Verdicts of juries, based on probabilities as they appear at the trials, must stand, when approved at the time by the trial judge, unless they are set aside for some error of law, or unless it appear that they were the result of bias or prejudice or mistake. Sometimes the damages awarded are too little, sometimes too large.. It ought to not be so, but it is so. It is but one of the defects in the system of trial by jury as to which legislative ingenuity has not yet found any efficacious or appropriate safeguard. If courts undertook to grant new trials whenever future events disclosed such a state of facts as to render it probable that the verdict of the jury was wrong, or whenever the spinal injury or the "trau*23matic neurasthenia” of the but-little-scarred victim of a railway •accident showed marked improvement as a result of getting the company’s check in settlement of the verdict, the courts would hardly find time to dispose of any new business, on account of retrials of matters supposed to have been finally disposed of.
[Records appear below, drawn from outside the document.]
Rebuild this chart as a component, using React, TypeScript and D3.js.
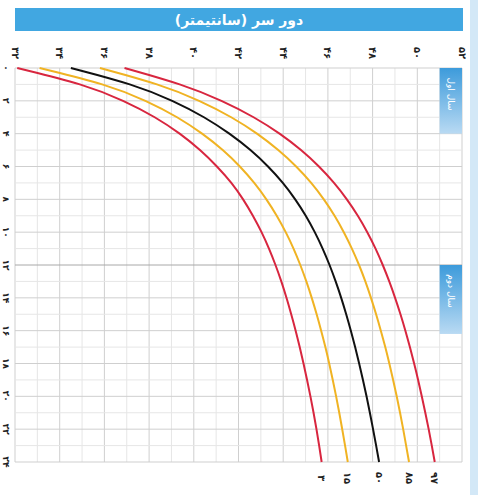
import React, { useRef, useEffect } from 'react';
import * as d3 from 'd3';

// age in months (vertical axis, top = birth)
const months = d3.range(0, 25);
// head circumference (cm) per month
const p3 = [32.1, 35.1, 36.9, 38.3, 39.4, 40.3, 41.05, 41.7, 42.22, 42.65, 43.04, 43.37, 43.66, 43.92, 44.15, 44.36, 44.56, 44.74, 44.91, 45.07, 45.22, 45.36, 45.49, 45.61, 45.72];
const p15 = [33.1, 36.1, 37.9, 39.3, 40.4, 41.32, 42.08, 42.72, 43.26, 43.72, 44.12, 44.47, 44.77, 45.04, 45.28, 45.5, 45.7, 45.89, 46.06, 46.22, 46.37, 46.51, 46.64, 46.77, 46.89];
const p50 = [34.5, 37.3, 39.1, 40.5, 41.62, 42.56, 43.34, 44.0, 44.55, 45.02, 45.42, 45.77, 46.08, 46.35, 46.6, 46.82, 47.03, 47.22, 47.4, 47.57, 47.73, 47.88, 48.02, 48.16, 48.29];
const p85 = [35.8, 38.5, 40.3, 41.72, 42.86, 43.8, 44.6, 45.27, 45.83, 46.31, 46.72, 47.08, 47.4, 47.68, 47.93, 48.16, 48.37, 48.57, 48.75, 48.92, 49.08, 49.23, 49.37, 49.5, 49.63];
const p97 = [36.9, 39.5, 41.3, 42.72, 43.87, 44.82, 45.62, 46.29, 46.86, 47.35, 47.77, 48.14, 48.46, 48.75, 49.01, 49.25, 49.47, 49.67, 49.86, 50.04, 50.2, 50.36, 50.51, 50.65, 50.78];

const seriesLabels = ['۳', '۱۵', '۵۰', '۸۵', '۹۷'];
const seriesColors = ['#d8263f', '#f0b323', '#111111', '#f0b323', '#d8263f'];
const cmTicks = d3.range(32, 53, 2);
const monthTicks = d3.range(0, 25, 2);
const yearLabels = ['سال اول', 'سال دوم'];
const title = 'دور سر (سانتیمتر)';

const fa = (n: number) => String(n).replace(/\d/g, (d) => '۰۱۲۳۴۵۶۷۸۹'[+d]);

const HeadChart: React.FC = () => {
  const ref = useRef<SVGSVGElement | null>(null);

  useEffect(() => {
    const svg = d3.select(ref.current);
    svg.selectAll('*').remove();
    const width = 478;
    const height = 495;
    svg.attr('width', width).attr('height', height);

    const x = d3.scaleLinear().domain([32, 52]).range([15, 462]);
    const y = d3.scaleLinear().domain([0, 24]).range([68, 462]);

    svg.append('rect').attr('x', 0).attr('y', 0).attr('width', width).attr('height', height).attr('fill', '#fff');
    svg.append('rect').attr('x', 470).attr('y', 0).attr('width', 8).attr('height', height).attr('fill', '#d3e8f7');

    // title bar
    svg.append('rect').attr('x', 15).attr('y', 8).attr('width', 448).attr('height', 23).attr('fill', '#41a7e1');
    svg.append('text').attr('x', 239).attr('y', 25).attr('text-anchor', 'middle')
      .attr('font-family', 'DejaVu Sans').attr('font-weight', 'bold').attr('font-size', 14)
      .attr('fill', '#fff').attr('direction', 'rtl').text(title);

    // grid
    const g = svg.append('g');
    d3.range(32, 53, 1).forEach((c) => {
      g.append('line').attr('x1', x(c)).attr('x2', x(c)).attr('y1', y(0)).attr('y2', y(24))
        .attr('stroke', c % 2 === 0 ? '#cfcfcf' : '#e6e6e6').attr('stroke-width', 1);
    });
    months.forEach((m) => {
      g.append('line').attr('x1', x(32)).attr('x2', x(52)).attr('y1', y(m)).attr('y2', y(m))
        .attr('stroke', m === 12 ? '#a8a8a8' : m % 2 === 0 ? '#cfcfcf' : '#e6e6e6').attr('stroke-width', 1);
    });

    // year boxes in right column
    const defs = svg.append('defs');
    const grad = defs.append('linearGradient').attr('id', 'yr').attr('x1', 0).attr('y1', 0).attr('x2', 0).attr('y2', 1);
    grad.append('stop').attr('offset', '0%').attr('stop-color', '#3d9bdb');
    grad.append('stop').attr('offset', '100%').attr('stop-color', '#b9daf3');
    [[0, 4], [12, 16.2]].forEach(([a, b], i) => {
      svg.append('rect').attr('x', x(51)).attr('y', y(a)).attr('width', x(52) - x(51)).attr('height', y(b) - y(a))
        .attr('fill', 'url(#yr)');
      const cx = (x(51) + x(52)) / 2;
      const cy = y(a) + 26;
      svg.append('text').attr('transform', `translate(${cx},${cy}) rotate(90)`)
        .attr('text-anchor', 'middle').attr('dy', '0.35em')
        .attr('font-family', 'DejaVu Sans').attr('font-size', 9).attr('fill', '#fff')
        .attr('direction', 'rtl').text(yearLabels[i]);
    });

    // cm labels on top
    cmTicks.forEach((c) => {
      svg.append('text').attr('transform', `translate(${x(c)},${53}) rotate(90)`)
        .attr('text-anchor', 'middle').attr('dy', '0.35em')
        .attr('font-family', 'DejaVu Sans').attr('font-weight', 'bold').attr('font-size', 10).attr('fill', '#222')
        .text(fa(c));
    });
    // month labels on left
    monthTicks.forEach((m) => {
      svg.append('text').attr('transform', `translate(${6},${y(m)}) rotate(90)`)
        .attr('text-anchor', 'middle').attr('dy', '0.35em')
        .attr('font-family', 'DejaVu Sans').attr('font-weight', 'bold').attr('font-size', 9).attr('fill', '#222')
        .text(fa(m));
    });

    const line = d3.line<number>()
      .x((d) => x(d))
      .y((_, i) => y(months[i]))
      .curve(d3.curveBasis);

    [p3, p15, p50, p85, p97].forEach((s, i) => {
      svg.append('path').datum(s).attr('fill', 'none').attr('stroke', seriesColors[i])
        .attr('stroke-width', 2).attr('d', line as any);
      svg.append('text').attr('transform', `translate(${x(s[s.length - 1])},${478}) rotate(90)`)
        .attr('text-anchor', 'middle').attr('dy', '0.35em')
        .attr('font-family', 'DejaVu Sans').attr('font-weight', 'bold').attr('font-size', 10).attr('fill', '#222')
        .text(seriesLabels[i]);
    });
  }, []);

  return <svg ref={ref} style={{ position: 'absolute', left: 0, top: 0, display: 'block' }} />;
};

export default function App() {
  return <HeadChart />;
}
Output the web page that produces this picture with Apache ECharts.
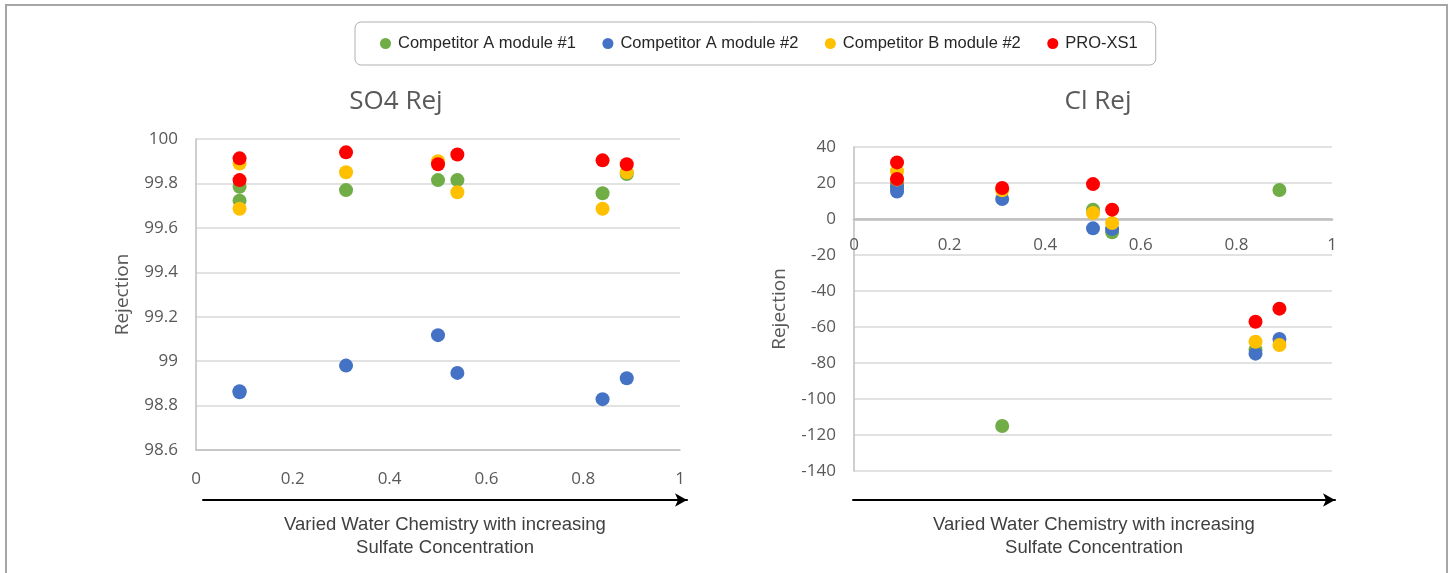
<!DOCTYPE html>
<html>
<head>
<meta charset="utf-8">
<script src="https://cdn.jsdelivr.net/npm/echarts@6/dist/echarts.min.js"></script>
<style>
  html, body { margin: 0; padding: 0; background: #fff; }
  #main { width: 1450px; height: 573px; }
</style>
</head>
<body>
<div id="main"></div>
<script>
// sample positions along the x axis (two runs at 0.09)
var xPos = [0.09, 0.09, 0.31, 0.50, 0.54, 0.84, 0.89];
var seriesNames = ['Competitor A module #1', 'Competitor A module #2', 'Competitor B module #2', 'PRO-XS1'];
var seriesColors = ['#70AD47', '#4472C4', '#FFC000', '#FF0000'];

// SO4 rejection (%)
var so4CompA1 = [99.785, 99.722, 99.77, 99.815, 99.815, 99.756, 99.842];
var so4CompA2 = [98.86, 98.865, 98.98, 99.117, 98.947, 98.829, 98.923];
var so4CompB2 = [99.89, 99.686, 99.85, 99.90, 99.76, 99.686, 99.85];
var so4ProXS1 = [99.913, 99.815, 99.94, 99.886, 99.93, 99.904, 99.886];

// Cl rejection (%)
var clCompA1 = [20, 17, -115, 5.2, -7.4, -72.6, 16.1];
var clCompA2 = [18.1, 15.3, 11.1, -5.2, -5.6, -74.8, -66.7];
var clCompB2 = [26.5, 22, 16, 3.3, -2.2, -68.2, -70];
var clProXS1 = [31.45, 22.2, 17.2, 19.4, 5.2, -57.1, -49.8];

var so4Data = [so4CompA1, so4CompA2, so4CompB2, so4ProXS1];
var clData = [clCompA1, clCompA2, clCompB2, clProXS1];

var chart = echarts.init(document.getElementById('main'));

var tickFont = 'Open Sans';
var tickColor = '#595959';
var gridLine = { show: true, lineStyle: { color: '#d9d9d9', width: 1.5 } };
var captionText = 'Varied Water Chemistry with increasing\nSulfate Concentration';

function pairs(ys) {
    return ys.map(function (y, i) { return [xPos[i], y]; });
}

function valueXAxis(gridIndex, margin) {
    return {
        type: 'value', gridIndex: gridIndex,
        min: 0, max: 1, interval: 0.2,
        splitLine: { show: false },
        axisTick: { show: false },
        axisLine: { show: true, onZero: false, lineStyle: { color: '#bfbfbf', width: 1.5 } },
        axisLabel: { color: tickColor, fontFamily: tickFont, fontSize: 17, margin: margin }
    };
}

function valueYAxis(gridIndex, min, max, interval, gap) {
    return {
        type: 'value', gridIndex: gridIndex,
        min: min, max: max, interval: interval,
        name: 'Rejection',
        nameLocation: 'middle',
        nameGap: gap,
        nameTextStyle: { color: tickColor, fontFamily: tickFont, fontSize: 19 },
        splitLine: gridLine,
        axisTick: { show: false },
        axisLine: { show: true, lineStyle: { color: '#bfbfbf', width: 1.5 } },
        axisLabel: { color: tickColor, fontFamily: tickFont, fontSize: 17, margin: 18 }
    };
}

// arrow axis underneath each panel, caption as its name
function arrowXAxis(gridIndex) {
    return {
        type: 'value', gridIndex: gridIndex,
        min: 0, max: 1,
        name: captionText,
        nameLocation: 'middle',
        nameGap: 13,
        nameTextStyle: { color: '#404040', fontFamily: 'Liberation Sans', fontSize: 18.5, lineHeight: 23 },
        splitLine: { show: false },
        axisTick: { show: false },
        axisLabel: { show: false },
        axisLine: {
            show: true, onZero: false,
            symbol: ['none', 'arrow'],
            symbolSize: [10, 12],
            lineStyle: { color: '#000', width: 2 }
        }
    };
}

var series = [];
so4Data.forEach(function (ys, i) {
    series.push({
        name: seriesNames[i], type: 'scatter',
        xAxisIndex: 0, yAxisIndex: 0,
        symbolSize: 14,
        itemStyle: { color: seriesColors[i], opacity: 1 },
        data: pairs(ys)
    });
});
clData.forEach(function (ys, i) {
    series.push({
        name: seriesNames[i], type: 'scatter',
        xAxisIndex: 1, yAxisIndex: 1,
        symbolSize: 14,
        itemStyle: { color: seriesColors[i], opacity: 1 },
        data: pairs(ys)
    });
});

var leftX = valueXAxis(0, 21);
// Cl panel: the x axis sits on the zero line (grid height 324, zero 72px below top)
var rightX = valueXAxis(1, 18);
rightX.offset = -252;
rightX.axisLine.lineStyle = { color: '#bfbfbf', width: 2.5 };

var option = {
    animation: false,
    backgroundColor: '#fff',
    color: seriesColors,
    title: [
        {
            text: 'SO4 Rej', left: 391, top: 84, textAlign: 'center',
            textStyle: { color: tickColor, fontFamily: tickFont, fontSize: 26, fontWeight: 'normal' }
        },
        {
            text: 'Cl Rej', left: 1093, top: 84, textAlign: 'center',
            textStyle: { color: tickColor, fontFamily: tickFont, fontSize: 26, fontWeight: 'normal' }
        }
    ],
    legend: {
        data: seriesNames,
        left: 355, top: 22,
        padding: [13, 18, 13, 25],
        borderColor: '#b0b0b0', borderWidth: 1, borderRadius: 6,
        icon: 'circle', itemWidth: 15, itemHeight: 11, itemGap: 26.5,
        textStyle: { color: '#262626', fontFamily: 'Liberation Sans', fontSize: 16.5 }
    },
    graphic: [{
        type: 'rect', silent: true,
        shape: { x: 6, y: 5, width: 1441, height: 600 },
        style: { fill: 'none', stroke: '#a6a6a6', lineWidth: 2 }
    }],
    grid: [
        { left: 196, top: 139, width: 484, height: 311 },
        { left: 854, top: 147, width: 478, height: 324 },
        { left: 203, top: 499, width: 484, height: 1 },
        { left: 853, top: 499, width: 482, height: 1 }
    ],
    xAxis: [leftX, rightX, arrowXAxis(2), arrowXAxis(3)],
    yAxis: [
        valueYAxis(0, 98.6, 100, 0.2, 64),
        valueYAxis(1, -140, 40, 20, 65),
        { type: 'value', gridIndex: 2, show: false, min: 0, max: 1 },
        { type: 'value', gridIndex: 3, show: false, min: 0, max: 1 }
    ],
    series: series
};

chart.setOption(option);
</script>
</body>
</html>
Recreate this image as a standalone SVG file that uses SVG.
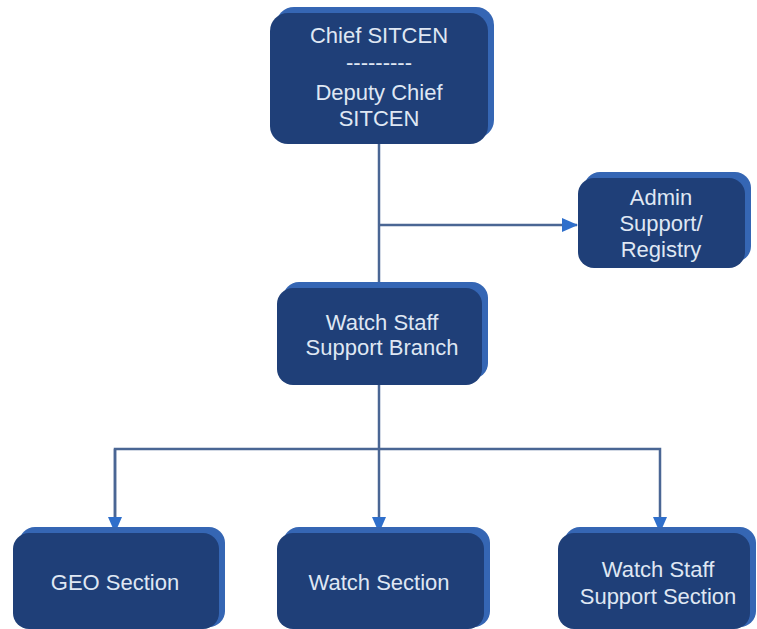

We have no doubt that there would be many instances of swift and sudden recurrence of traumatic neurasthenia and other like favorite diseases common to personal injury plaintiffs, if the courts should begin to grant new trials in such cases.

After a careful consideration of the matter, we are of the opinion that the trial judge properly refused to grant the extraordinary motion for a new trial; that the applicant’s contention is plainly not meritorious; and, in accordance with the rule already discussed, we decline to grant the mandamus nisi. Mandamus nisi refused.